| WHAT NEEDS TO BE DONE |
Find the lines holding the string "diagram" in the data, then copy all of them.

| RECORDS FOR THIS EXERCISE |
------------------------------------------------

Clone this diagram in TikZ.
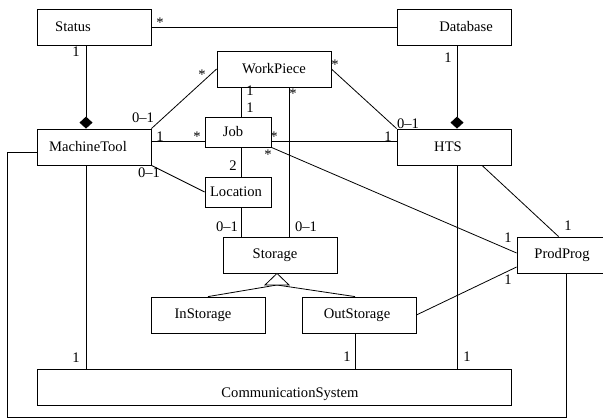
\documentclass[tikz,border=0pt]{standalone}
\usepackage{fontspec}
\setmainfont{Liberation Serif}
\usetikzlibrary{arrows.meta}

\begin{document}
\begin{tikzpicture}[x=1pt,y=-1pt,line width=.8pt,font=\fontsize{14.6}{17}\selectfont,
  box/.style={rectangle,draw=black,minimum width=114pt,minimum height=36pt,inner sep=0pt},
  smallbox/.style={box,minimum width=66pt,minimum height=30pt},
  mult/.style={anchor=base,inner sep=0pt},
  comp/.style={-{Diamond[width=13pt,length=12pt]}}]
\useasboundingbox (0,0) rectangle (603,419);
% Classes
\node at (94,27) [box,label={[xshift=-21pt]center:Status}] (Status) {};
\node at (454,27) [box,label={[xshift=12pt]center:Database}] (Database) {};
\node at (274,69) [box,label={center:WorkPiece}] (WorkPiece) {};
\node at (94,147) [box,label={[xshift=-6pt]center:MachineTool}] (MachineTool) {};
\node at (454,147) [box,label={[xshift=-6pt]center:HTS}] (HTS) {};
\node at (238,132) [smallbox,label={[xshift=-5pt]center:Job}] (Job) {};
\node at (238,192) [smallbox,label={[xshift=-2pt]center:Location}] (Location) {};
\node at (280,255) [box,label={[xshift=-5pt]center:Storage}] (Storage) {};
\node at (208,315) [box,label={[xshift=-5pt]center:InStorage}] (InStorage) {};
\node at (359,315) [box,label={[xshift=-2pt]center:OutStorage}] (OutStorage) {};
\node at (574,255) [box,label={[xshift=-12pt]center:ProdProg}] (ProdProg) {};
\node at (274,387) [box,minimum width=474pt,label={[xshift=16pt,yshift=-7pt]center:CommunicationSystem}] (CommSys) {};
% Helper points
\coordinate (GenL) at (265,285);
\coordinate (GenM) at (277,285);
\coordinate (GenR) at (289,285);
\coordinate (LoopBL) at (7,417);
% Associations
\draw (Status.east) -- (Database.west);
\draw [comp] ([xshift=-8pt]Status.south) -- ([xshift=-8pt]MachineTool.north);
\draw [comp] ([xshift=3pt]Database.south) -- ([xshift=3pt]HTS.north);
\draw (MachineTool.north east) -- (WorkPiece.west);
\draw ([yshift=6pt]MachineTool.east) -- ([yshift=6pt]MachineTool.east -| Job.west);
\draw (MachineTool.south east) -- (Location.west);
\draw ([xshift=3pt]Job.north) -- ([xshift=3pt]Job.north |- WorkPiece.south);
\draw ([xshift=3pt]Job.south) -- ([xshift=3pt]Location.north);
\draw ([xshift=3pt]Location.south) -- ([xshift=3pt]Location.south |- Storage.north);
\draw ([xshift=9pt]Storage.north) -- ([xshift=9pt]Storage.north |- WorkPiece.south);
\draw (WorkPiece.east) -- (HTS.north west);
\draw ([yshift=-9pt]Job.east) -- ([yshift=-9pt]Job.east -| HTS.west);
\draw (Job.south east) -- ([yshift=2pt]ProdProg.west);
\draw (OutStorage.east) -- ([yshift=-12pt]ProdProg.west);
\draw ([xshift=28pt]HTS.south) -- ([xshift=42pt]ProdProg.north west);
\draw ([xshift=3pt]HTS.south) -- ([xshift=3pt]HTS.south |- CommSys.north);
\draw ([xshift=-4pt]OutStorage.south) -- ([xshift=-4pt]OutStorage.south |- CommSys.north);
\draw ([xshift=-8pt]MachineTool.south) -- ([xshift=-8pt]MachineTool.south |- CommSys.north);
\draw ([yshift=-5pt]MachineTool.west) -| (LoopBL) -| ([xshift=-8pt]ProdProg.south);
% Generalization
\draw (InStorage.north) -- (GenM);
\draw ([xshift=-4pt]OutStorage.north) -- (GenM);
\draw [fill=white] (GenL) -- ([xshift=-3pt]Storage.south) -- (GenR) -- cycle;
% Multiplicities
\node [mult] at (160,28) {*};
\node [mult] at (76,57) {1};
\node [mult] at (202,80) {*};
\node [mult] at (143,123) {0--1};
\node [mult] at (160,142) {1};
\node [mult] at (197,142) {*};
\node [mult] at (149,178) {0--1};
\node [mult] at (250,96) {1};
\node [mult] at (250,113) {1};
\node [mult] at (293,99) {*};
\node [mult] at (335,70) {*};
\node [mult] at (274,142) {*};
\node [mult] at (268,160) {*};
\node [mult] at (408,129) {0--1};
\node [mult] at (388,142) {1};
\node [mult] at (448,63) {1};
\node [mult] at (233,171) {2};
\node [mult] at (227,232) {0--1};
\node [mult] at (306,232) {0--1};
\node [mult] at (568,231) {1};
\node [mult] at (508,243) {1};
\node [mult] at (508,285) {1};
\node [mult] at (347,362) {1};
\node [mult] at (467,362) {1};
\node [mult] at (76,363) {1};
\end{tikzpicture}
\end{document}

------------------------------------------------

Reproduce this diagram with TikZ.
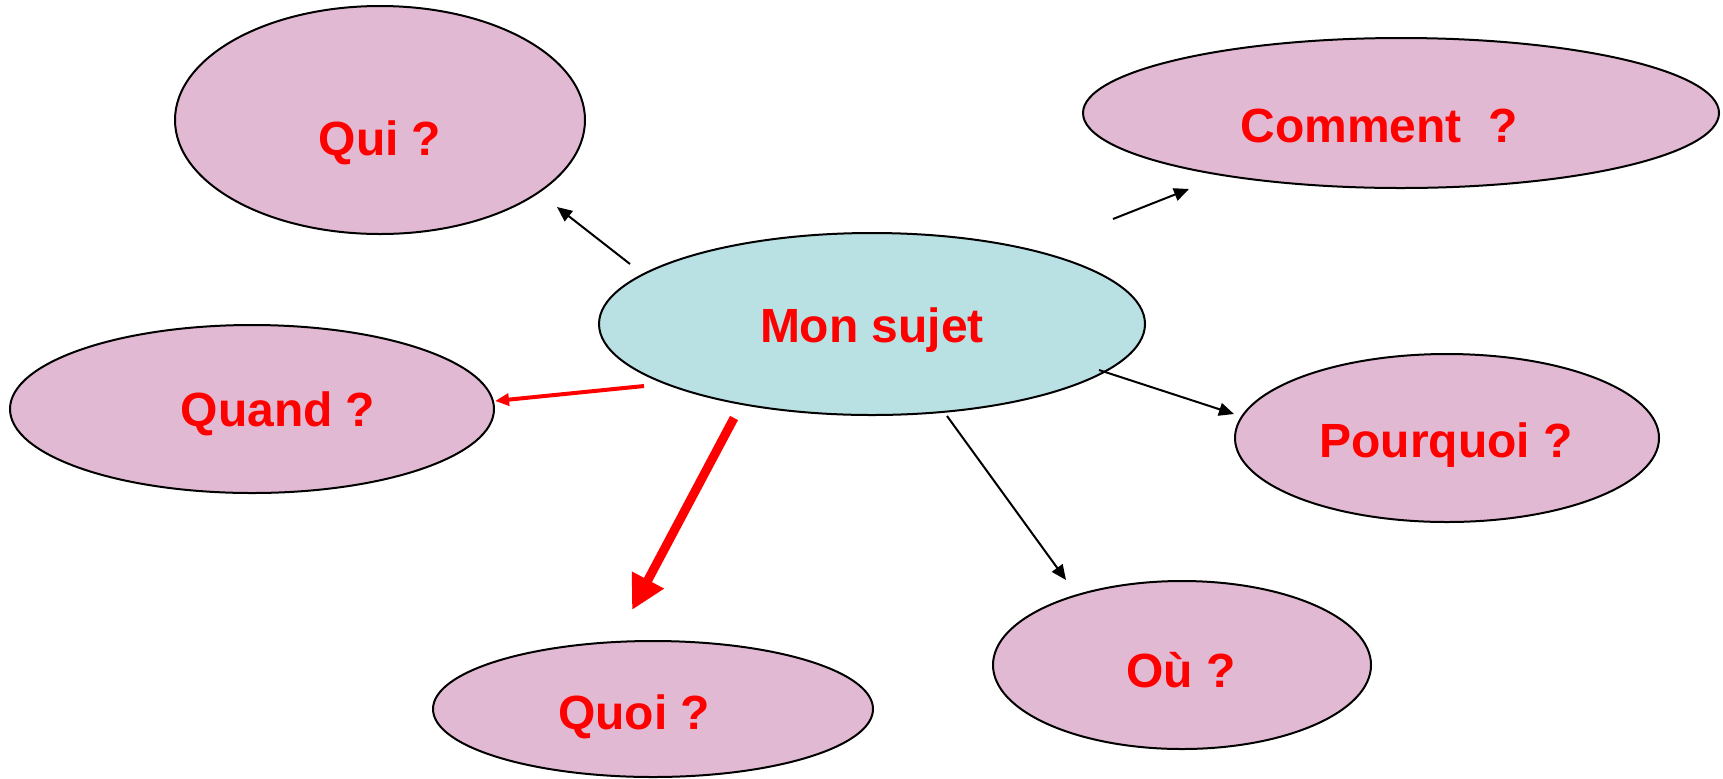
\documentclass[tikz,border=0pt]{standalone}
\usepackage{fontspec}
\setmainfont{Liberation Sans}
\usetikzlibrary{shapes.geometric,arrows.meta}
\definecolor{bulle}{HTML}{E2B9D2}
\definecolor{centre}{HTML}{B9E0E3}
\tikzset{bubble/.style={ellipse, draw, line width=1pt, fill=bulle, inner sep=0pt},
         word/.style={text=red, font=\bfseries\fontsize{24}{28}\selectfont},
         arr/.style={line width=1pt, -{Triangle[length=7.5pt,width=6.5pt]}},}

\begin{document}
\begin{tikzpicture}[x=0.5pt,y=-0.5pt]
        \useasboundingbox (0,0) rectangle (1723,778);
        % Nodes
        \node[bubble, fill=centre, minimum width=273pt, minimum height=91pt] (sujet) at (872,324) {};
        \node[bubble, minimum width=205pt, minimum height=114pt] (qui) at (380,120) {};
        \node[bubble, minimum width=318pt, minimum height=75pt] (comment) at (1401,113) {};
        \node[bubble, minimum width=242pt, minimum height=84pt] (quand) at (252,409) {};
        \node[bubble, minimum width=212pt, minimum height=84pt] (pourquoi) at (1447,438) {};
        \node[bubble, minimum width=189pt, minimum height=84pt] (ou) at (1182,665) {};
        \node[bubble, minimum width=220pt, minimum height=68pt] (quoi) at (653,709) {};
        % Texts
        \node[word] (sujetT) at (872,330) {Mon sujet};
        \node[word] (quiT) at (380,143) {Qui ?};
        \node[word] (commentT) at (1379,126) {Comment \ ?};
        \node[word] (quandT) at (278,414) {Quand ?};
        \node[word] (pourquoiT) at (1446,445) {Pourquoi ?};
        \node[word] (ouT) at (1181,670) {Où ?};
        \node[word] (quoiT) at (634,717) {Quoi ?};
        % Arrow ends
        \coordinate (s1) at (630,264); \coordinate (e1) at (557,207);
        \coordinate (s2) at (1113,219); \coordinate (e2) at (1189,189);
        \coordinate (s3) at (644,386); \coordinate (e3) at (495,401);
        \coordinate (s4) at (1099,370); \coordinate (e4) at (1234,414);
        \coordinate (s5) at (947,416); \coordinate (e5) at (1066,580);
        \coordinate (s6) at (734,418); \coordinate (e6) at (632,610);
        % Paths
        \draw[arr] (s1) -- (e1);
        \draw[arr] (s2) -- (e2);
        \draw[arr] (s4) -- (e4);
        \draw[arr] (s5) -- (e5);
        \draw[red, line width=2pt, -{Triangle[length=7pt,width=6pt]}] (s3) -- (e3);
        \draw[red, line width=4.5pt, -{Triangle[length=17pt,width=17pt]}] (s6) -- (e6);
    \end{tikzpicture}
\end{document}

------------------------------------------------

| SOLUTION TO THIS PROBLEM |
Clone this diagram in TikZ.
Reproduce this diagram with TikZ.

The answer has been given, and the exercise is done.